What server software are you using? apache? lighttpd?

> Ideally, we'd like to perform at least 600 requests / sec with our future
> MogileFS installation.
> 
> We plan to use this configuration :
> 
> - 2 storage Node : 2 x 2U with for each 6 HD ( 2x 80 Go for Debian in raid
> 1, and 4x 400 Go for storage with no raid)
> 
> - 2 trackers : 2 x 1U (with Perl client on it too)
> 
> - 1 mySQL : 1 x 1U with 3 Go of RAM
> 
> So my questions :

> 1. Do you think this configuration is sufficient to handle this trafic. I'd
> like to have your experience and maybe some recommendations.

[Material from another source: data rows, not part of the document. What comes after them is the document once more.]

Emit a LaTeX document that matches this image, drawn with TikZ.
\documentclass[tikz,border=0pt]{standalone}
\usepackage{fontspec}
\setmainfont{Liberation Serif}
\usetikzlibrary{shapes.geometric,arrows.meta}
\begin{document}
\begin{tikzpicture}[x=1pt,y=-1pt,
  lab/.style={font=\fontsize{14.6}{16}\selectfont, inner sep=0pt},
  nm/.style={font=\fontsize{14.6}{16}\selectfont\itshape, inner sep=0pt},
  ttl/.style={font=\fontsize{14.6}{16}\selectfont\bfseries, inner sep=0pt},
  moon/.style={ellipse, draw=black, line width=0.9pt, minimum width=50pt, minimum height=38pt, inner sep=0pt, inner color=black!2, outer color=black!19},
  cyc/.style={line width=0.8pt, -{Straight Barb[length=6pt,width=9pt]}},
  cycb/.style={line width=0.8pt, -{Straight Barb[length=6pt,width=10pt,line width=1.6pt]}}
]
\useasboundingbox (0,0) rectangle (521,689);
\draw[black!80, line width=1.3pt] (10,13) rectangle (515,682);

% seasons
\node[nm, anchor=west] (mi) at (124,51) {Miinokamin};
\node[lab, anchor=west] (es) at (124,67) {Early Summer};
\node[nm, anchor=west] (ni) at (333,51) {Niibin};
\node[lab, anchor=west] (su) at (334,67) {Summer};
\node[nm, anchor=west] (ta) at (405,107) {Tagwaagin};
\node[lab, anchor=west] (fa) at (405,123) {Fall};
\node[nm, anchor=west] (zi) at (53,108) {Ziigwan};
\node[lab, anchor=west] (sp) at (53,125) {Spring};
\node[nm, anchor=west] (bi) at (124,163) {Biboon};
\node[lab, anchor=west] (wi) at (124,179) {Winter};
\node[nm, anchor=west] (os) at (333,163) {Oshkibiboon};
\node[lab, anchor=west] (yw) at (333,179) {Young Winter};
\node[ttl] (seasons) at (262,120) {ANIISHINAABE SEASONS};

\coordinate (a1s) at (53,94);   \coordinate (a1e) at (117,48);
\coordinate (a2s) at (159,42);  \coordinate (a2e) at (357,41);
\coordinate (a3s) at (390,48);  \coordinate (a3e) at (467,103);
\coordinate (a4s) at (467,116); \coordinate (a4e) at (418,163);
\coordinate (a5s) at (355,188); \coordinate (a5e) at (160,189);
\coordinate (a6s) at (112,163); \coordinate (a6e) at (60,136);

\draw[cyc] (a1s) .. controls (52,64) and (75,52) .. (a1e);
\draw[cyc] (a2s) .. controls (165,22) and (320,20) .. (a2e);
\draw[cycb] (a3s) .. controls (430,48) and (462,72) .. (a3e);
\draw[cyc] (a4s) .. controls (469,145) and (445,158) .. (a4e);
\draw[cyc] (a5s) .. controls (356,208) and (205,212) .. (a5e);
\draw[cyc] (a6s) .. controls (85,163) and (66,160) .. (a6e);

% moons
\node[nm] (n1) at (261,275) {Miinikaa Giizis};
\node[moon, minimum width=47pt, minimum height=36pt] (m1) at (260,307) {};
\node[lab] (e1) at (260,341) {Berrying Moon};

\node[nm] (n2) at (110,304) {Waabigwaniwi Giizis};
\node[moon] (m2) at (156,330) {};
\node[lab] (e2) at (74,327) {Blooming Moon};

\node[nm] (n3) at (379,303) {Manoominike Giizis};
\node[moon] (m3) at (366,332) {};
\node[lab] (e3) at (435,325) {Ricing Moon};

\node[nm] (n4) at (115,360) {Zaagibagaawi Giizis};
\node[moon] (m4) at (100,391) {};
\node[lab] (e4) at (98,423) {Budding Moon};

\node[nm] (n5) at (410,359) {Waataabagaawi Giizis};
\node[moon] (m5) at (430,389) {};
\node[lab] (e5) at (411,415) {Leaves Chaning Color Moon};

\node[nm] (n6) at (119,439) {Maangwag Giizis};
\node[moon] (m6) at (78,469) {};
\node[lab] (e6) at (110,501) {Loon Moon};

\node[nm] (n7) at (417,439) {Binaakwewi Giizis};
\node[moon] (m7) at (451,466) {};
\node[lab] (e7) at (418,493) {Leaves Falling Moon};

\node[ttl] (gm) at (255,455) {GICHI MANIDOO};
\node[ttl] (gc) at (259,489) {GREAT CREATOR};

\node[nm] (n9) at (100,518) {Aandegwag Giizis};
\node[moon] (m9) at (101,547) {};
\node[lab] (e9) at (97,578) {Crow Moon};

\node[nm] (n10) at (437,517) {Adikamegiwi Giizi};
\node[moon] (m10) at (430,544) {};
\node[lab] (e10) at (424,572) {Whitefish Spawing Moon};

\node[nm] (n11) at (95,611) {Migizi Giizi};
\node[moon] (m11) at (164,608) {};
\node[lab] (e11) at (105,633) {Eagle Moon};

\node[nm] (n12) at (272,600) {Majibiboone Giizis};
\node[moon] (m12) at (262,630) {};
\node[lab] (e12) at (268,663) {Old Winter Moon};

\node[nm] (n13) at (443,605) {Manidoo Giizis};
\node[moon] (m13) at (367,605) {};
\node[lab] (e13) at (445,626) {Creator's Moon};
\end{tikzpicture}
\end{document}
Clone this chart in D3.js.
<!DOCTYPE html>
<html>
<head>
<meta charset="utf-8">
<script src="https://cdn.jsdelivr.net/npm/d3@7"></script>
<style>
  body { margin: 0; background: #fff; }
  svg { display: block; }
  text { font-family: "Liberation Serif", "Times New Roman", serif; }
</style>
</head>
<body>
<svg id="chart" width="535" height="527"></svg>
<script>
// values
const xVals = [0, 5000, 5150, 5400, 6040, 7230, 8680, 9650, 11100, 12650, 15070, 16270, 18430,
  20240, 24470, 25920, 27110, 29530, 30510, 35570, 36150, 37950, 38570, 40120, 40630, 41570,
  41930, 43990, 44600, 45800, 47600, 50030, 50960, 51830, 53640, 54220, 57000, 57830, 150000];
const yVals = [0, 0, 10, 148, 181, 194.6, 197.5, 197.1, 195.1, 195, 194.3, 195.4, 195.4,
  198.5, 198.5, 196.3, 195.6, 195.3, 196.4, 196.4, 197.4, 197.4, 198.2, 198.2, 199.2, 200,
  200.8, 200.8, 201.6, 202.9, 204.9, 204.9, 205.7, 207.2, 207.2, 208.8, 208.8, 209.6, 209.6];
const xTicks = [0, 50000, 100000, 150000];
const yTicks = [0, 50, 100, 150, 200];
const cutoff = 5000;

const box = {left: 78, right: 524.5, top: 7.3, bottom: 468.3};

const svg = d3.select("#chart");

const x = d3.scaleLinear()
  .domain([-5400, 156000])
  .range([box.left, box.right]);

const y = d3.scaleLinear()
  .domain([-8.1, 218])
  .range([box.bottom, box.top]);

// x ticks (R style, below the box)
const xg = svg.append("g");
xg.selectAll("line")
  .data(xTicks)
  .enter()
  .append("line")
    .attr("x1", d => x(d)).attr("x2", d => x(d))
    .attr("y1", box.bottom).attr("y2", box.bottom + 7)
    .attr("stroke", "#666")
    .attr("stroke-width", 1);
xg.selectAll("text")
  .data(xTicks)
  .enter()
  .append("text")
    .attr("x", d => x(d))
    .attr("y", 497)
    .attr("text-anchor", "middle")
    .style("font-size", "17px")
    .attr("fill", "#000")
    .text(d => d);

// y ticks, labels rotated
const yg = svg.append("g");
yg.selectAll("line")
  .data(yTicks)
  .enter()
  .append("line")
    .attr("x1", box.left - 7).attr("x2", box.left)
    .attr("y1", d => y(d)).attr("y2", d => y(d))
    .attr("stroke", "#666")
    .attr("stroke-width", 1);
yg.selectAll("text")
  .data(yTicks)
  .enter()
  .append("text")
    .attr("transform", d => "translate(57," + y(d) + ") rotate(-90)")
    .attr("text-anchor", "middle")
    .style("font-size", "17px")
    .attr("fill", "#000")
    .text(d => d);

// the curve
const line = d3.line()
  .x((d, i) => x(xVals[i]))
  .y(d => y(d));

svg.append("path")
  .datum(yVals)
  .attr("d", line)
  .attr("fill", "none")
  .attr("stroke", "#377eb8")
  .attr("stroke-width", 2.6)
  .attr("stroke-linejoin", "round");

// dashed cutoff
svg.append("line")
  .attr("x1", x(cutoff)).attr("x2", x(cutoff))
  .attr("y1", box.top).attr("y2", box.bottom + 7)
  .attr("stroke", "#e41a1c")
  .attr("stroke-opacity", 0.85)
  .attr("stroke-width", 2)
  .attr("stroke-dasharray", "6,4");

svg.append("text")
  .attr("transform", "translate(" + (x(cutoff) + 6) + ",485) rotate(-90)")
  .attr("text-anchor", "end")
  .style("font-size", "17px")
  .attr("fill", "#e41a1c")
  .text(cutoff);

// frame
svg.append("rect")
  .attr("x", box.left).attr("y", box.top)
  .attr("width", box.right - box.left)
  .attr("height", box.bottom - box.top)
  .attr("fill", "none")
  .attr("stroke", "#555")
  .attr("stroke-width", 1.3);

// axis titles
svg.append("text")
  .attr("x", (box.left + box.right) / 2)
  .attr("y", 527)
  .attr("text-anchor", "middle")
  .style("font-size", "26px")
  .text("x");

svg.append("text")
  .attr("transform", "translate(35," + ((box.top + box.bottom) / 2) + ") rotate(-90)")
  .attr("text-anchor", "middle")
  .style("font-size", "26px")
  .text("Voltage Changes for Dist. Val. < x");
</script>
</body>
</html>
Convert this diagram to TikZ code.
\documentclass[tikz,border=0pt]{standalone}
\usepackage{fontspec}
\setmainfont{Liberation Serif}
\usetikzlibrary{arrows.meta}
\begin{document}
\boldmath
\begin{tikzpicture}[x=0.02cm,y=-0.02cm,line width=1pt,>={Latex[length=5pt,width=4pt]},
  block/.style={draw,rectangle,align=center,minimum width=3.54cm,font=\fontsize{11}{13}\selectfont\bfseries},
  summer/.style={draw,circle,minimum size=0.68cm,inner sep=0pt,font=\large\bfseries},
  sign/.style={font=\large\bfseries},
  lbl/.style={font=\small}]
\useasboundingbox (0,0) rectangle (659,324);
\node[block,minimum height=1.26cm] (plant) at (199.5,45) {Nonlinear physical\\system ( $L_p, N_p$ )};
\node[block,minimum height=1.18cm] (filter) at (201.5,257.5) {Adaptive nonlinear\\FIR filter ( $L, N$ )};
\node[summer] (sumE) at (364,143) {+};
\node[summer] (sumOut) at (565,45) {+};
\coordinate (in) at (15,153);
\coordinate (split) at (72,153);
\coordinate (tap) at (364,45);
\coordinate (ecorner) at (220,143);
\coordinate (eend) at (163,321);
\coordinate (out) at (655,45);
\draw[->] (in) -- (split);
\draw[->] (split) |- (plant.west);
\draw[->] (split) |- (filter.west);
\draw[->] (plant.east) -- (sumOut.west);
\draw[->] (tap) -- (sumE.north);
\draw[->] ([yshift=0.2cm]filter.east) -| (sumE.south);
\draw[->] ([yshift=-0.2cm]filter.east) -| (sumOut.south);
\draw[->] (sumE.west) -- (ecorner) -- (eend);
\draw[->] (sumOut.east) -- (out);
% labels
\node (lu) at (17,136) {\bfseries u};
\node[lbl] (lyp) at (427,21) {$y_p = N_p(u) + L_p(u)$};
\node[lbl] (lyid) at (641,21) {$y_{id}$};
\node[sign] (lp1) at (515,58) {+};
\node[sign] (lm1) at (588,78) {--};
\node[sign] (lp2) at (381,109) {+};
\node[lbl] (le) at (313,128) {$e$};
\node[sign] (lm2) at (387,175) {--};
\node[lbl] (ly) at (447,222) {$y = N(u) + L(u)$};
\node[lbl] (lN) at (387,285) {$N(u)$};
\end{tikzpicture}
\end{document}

got me, I'm sure Brad would know though :-)

> 2. I think MySQL can become the new bottleneck, do you have some tips based
> on your experience with MogileFS for the hardware configuration of this
> server.

Maybe not the bottleneck, but it becomes a SPOF unless you do regular backups/replication.

> 3. Does PerlBal can cache documents (like Squid for example), or is it a
> good practice to imagine to cache documents on the tracker ?

Perbal doesn't need to cache documents.. it runs on the same machine that holds the files.
mogilefs works like:

1) client  -> tracker : I want to read foo.jpg
2) tracker -> mysql   : give me the record for foo.jpg
3) mysql   -> tracker -> client: that is file 00001, on x.x.x.2 or x.x.x.3
4) client  -> x.x.x.2(perlbal):  hey, give me 00001 ( GET /......./000001 )

What I believe livejournal does is use memcache to cache steps 2 and 3, so repeated hits for the same file never touch the tracker and mysql server.

Once you are at step 4, you simply have one or more URLS to your file and it is just plain old HTTP from that point on.

If you read some of the pdfs on http://danga.com/words/ they might give you some ideas.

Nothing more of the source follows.